To be sure, The Bodyguard represents cross-promotion at its cleverest. Houston’s starring role gave her a big-screen platform, and during the film’s 26-week run, moviegoers saw what amounted to an elaborate commercial for the soundtrack.
These days, it seems like every other film has a pop star in it, so it’s tough to imagine a time when movie studios wouldn’t have regarded film/music synergy seriously. Gary LeMel, president of Warner Bros. Worldwide Music, says, ”We had a head of marketing at the time who [said] that music never really helped a film, so when this happened under his watch, it certainly changed his mind. It was a watershed moment.”

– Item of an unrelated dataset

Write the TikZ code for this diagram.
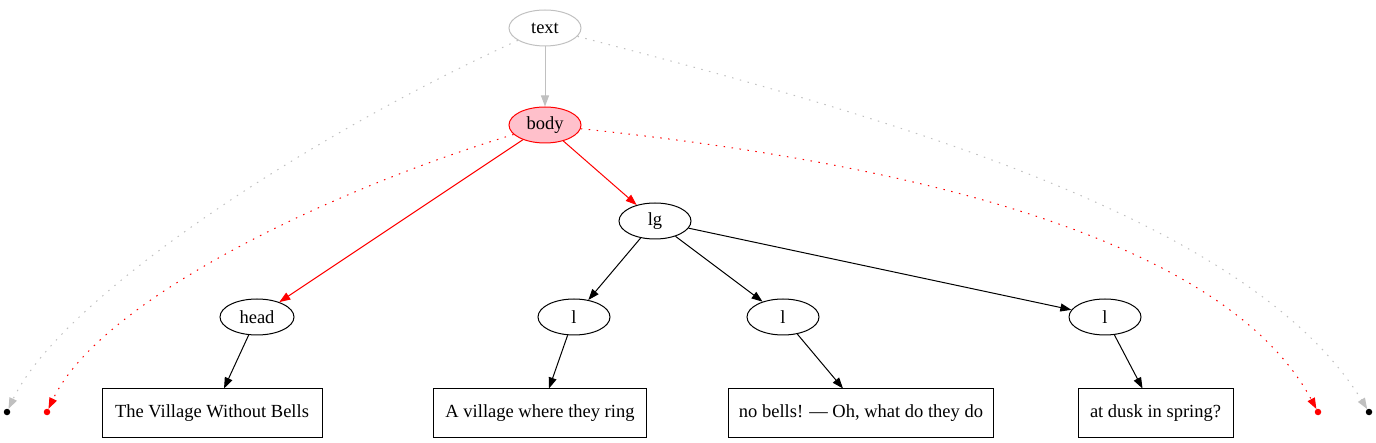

Houston had two other hit singles from the triple-Grammy-winning soundtrack—both ”I’m Every Woman” and ”I Have Nothing” went gold—but it was ”I Will Always Love You” that not only supersized album sales and helped trump the Bee Gees; it also dethroned the King, beating out Elvis’ ”Don’t Be Cruel/Hound Dog” for Billboard‘s No. 1 single of all time. And though Houston’s record has since been broken four times (the current champion is Mariah Carey/Boyz II Men’s ”One Sweet Day”), The Bodyguard has retained its top-soundtrack title for seven years—and there’s no serious challenger in sight.